Blocking -> prevent discussion from resolving Satisfied -> in favor of resolving discussion Discussing -> neutral; not my monkeys, not my problem

The other two states you mentioned are specialized and affect other features besides the discussion state:

Working -> like Blocking, but also "keeps the ball in your court", so Reviewable knows you're still responsible for further progress on this discussion and won't list it as needing a reply from other participants; it's usually employed by a PR author who agrees with a request but wants to reply with further details before they've actually done the work.

Pondering -> this prevents a draft from being sent when you publish; useful for "notes to self" as you read through the code that may or may not become actual issues you want to raise, and that you don't want to accidentally publish as-is.

It's not a simple system but we figure you've got GitHub for that, so we choose to err on the side of powerful.

> My somewhat controversial opinion is that the author and reviewer should trust each other enough that the author can respond to a note and mark it resolved without awaiting confirmation from the reviewer who wrote the note.

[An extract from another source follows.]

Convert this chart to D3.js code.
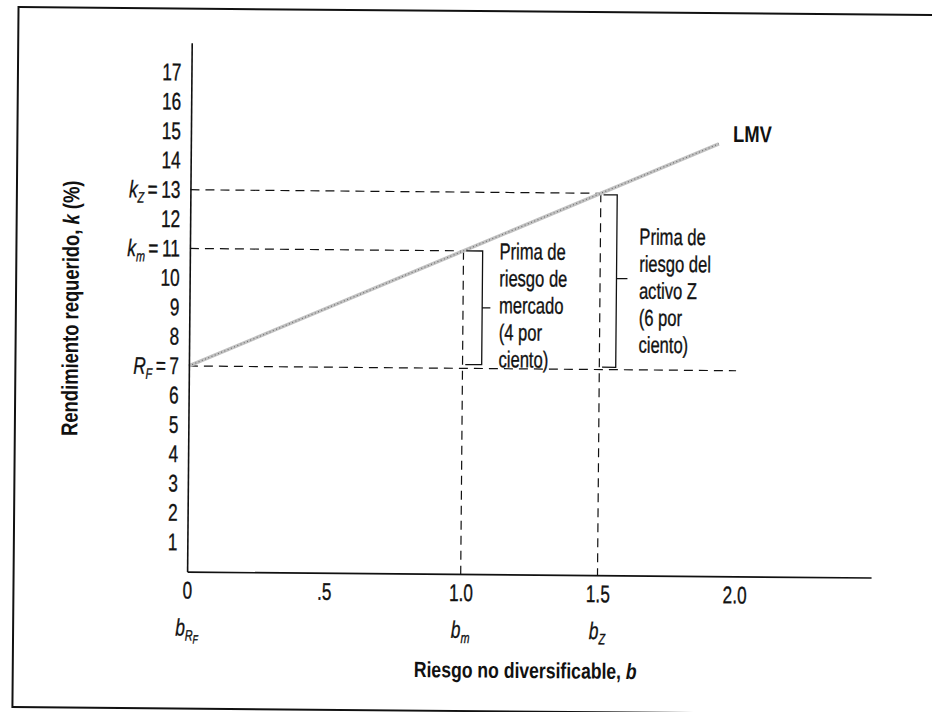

You can do that too! If you initiate a discussion as Discussing, then if the author clicks the Done button (switching to Satisfied) the discussion will automatically be resolved, with no further input from you. You can change your default disposition for discussions created as a reviewer if that's how you prefer to work; see https://docs.reviewable.io/discussions.html#resolution-workf... for details.

> In Critique, it was easy to see at a glance whether a note was active or resolved

In Reviewable, resolved notes are collapsed into the title bar (if just resolved) or into a gutter icon (afterwards), so usually you won't even see them. I'm confused when you say that you can't tell which are active and which are resolved, but perhaps we differ in our understanding of what "resolved" means.